RAN as a service
Dense Air partners with Citymesh and Digi to expand 5G access across Belgium
As the widespread adoption of 5G accelerates, Dense Air is delighted to partner with Citymesh and Digi. Through this partnership, Citymesh and Digi will strengthen their 5G network across Belgium by deploying Dense Air’s RAN-as-a-Service (RaaS) small cells, which will enable the MNOs to offer enhanced coverage, higher speeds, and greater capacity. The deployment of Dense Air’s small cells will densify Citymesh and Digi’s existing macro network across the country while expanding 4G and 5G service availability in hard-to-reach places that the macro layer struggles to reach.
This partnership and deployment build on Citymesh and Digi’s acquisition of Dense Air Belgium, a subsidiary of Dense Air Networks, earlier this year. Dense Air Belgium has enhanced the MNOs’ spectrum portfolio with its 2.6GHz TDD spectrum, which added 45MHz of prime 4G/5G spectrum to Citymesh and Digi’s spectrum portfolio, and provides access to Dense Air’s unique RaaS 4G and 5G neutral host solution, both of which will play an important role in enhancing 4G and 5G services in high-density urban areas – all at a significantly reduced cost.
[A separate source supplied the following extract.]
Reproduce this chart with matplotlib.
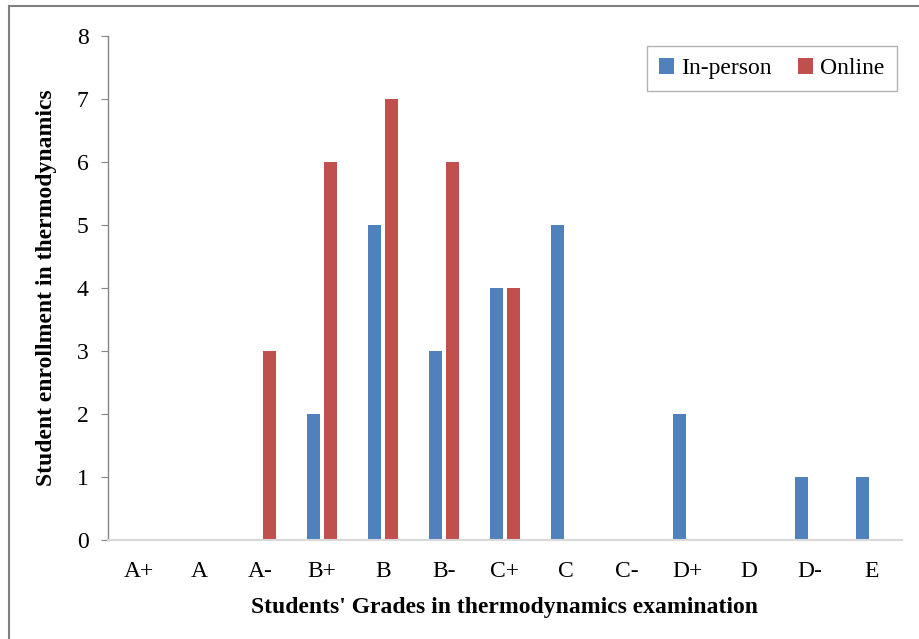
import numpy as np
import matplotlib.pyplot as plt
from matplotlib.lines import Line2D

grades = ["A+", "A", "A-", "B+", "B", "B-", "C+", "C", "C-", "D+", "D", "D-", "E"]
in_person = [0, 0, 0, 2, 5, 3, 4, 5, 0, 2, 0, 1, 1]
online = [0, 0, 3, 6, 7, 6, 4, 0, 0, 0, 0, 0, 0]

plt.rcParams['font.family'] = ['Liberation Serif', 'DejaVu Serif']

fig = plt.figure(figsize=(9.2, 6.39), dpi=100)
ax = fig.add_axes([0.1174, 0.155, 0.8626, 0.7887])

x = np.arange(len(grades))
w = 0.21
ax.bar(x - 0.14, in_person, w, color="#4F81BD", label="In-person")
ax.bar(x + 0.14, online, w, color="#C0504D", label="Online")

ax.set_xlim(-0.5, len(grades) - 0.5)
ax.set_ylim(0, 8)
ax.set_yticks(range(0, 9))
ax.set_xticks(x)
ax.set_xticklabels(grades)
ax.tick_params(axis="x", length=0, labelsize=17, pad=15)
ax.tick_params(axis="y", length=5, color="#868686", labelsize=17, pad=9, direction="out")

for s in ["top", "right"]:
    ax.spines[s].set_visible(False)
ax.spines["left"].set_color("#868686")
ax.spines["bottom"].set_color("#D9D9D9")
ax.spines["left"].set_linewidth(1.0)
ax.spines["bottom"].set_linewidth(1.5)

ax.set_xlabel("Students' Grades in thermodynamics examination", fontsize=17,
              fontweight="bold", labelpad=11)
ax.set_ylabel("Student enrollment in thermodynamics", fontsize=17,
              fontweight="bold", labelpad=14)

leg = ax.legend(loc="upper right", bbox_to_anchor=(0.9937, 0.980), ncol=2, fontsize=17,
                frameon=True, fancybox=False, handlelength=0.65, handleheight=0.65,
                handletextpad=0.3, columnspacing=1.1, borderpad=0.5, borderaxespad=0)
leg.get_frame().set_edgecolor("#A0A0A0")
leg.get_frame().set_linewidth(1.0)

# outer chart border (left and top only visible)
fig.add_artist(Line2D([8.5 / 920, 8.5 / 920], [0, 1 - 6 / 639], transform=fig.transFigure,
                      color="#808080", lw=1.5))
fig.add_artist(Line2D([8.5 / 920, 1], [1 - 6 / 639, 1 - 6 / 639], transform=fig.transFigure,
                      color="#808080", lw=1.5))

fig.savefig("out.png", dpi=100)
Dense Air’s mission is to help communities and carriers realize the promise of 5G, which we achieve by driving down the costs of small cell deployments through RAN infrastructure that can accommodate multiple operators and multiple use cases. This approach yielded breakthroughs in 2023: current multi-band radio units now support up to 400 MHz wideband radios carrying MNO-licenced and shared spectrum for public and private networks.
By using big data insights provided by Dense Air’s proprietary DenseWare analytics platform, Citymesh and Digi will now be able to target deployments street-by-street and even building-by-building, identifying where mobile networks are not performing — and, importantly, where macro investment is not viable.
Working with Citymesh and Digi, Dense Air will deliver meaningful improvements to existing end-users while also helping to drive and support new 4G and 5G business cases. Be it street-side, indoor, or outdoor, understanding where 4G and 5G networks are failing offers hugely valuable insight for operators as they consider where shared and as-a-service solutions can be deployed on a cost-optimized and shared basis.